GLOBALISATION - A NOTE FOR STEPHEN SEWELL


On not being anti-American
A programme note for Stephen Sewell’s It just stopped
Malthouse Theatre
April 2006

On a bus at the Vancouver Expo in 1986, a party of U. S. American seniors welcomed a lone Australian to “our country”. Nothing he said to them could make them understand that they had crossed the Canadian border. Their graciousness was grounded in imperial destiny.

That problem begins with names. The United States of America is only part of the Americas, yet that minority of landmass and people determines appellation. When a news reader says “America invaded Iraq”, we guess that the attack came from “the U.S. of A.”, not Venezuela.

To escape blaming whole peoples, we need to do more than eschew the shorthand “America”, to speak instead of U.S. Imperialism. That shift in vocabulary exposes an even broader target.

The enemy is monopolising capitals, irrespective of the nation-market-state that rides shotgun for one corporation against another. The French oligopolies in the Middle East are less culpable than Halliburton only because the French nation-market-state is now less able to project its force than is the U.S. one.

Each imperium can still generate its own sort of arrogance. U.S. imperialists presume that the rest of the world was created as U.S. American mind-space, thereby populating the planet with “virtual U. S. Americans”. Belief in this cloning of global aspiration is not innate. It flourishes as an extension of the pretence by corporations that marketing does not implant a need for ever expanding consumption. The advertisers picture themselves performing a service in awakening us to our “latent wants”. Spokespeople for U. S. imperialism apply this stratagem to their dollar diplomacy. 

The policies of every government colour the character of its citizenry. The obesity of the stereotypical “American” embodies the needs that U.S. corporations have to bloat resources and sales. These individuals have been socialised never to ask Jesus for the strength to resist the temptation of buying. They are made into caricatures of the forces that exploit them. The marketing media laud the distraction of shopping as a patriotic duty to absorb the excess capacity from the anarchy of the over-production driven by competition between oligopolies.

Against this blizzard of commercial signals, the sternest critics have always included U.S. citizens. For that reason alone, no socialist critic of U. S. imperialism would think to ban the plays of Arthur Miller because of his country of origin. When the Australian government in 1936 banned the anti-Nazi drama “Till the Day I Die”, by the U. S. American writer Clifford Odets, that censorship had nothing to do with Odets’ place of birth.
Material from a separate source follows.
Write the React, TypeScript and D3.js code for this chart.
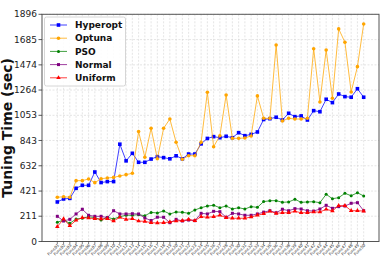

The local officials were suppressing the idea that communists of any nationality could be admirable.

How free are Australians of these failings? In Kangaroo (1923), D. H. Lawrence pondered whether Australia was younger than Britain, or “one step further gone”. Criticising the dynamics of destruction driving U.S. imperialism at home should help us crack that conundrum. In which aspects does our way of life reveal the future of our step-parent?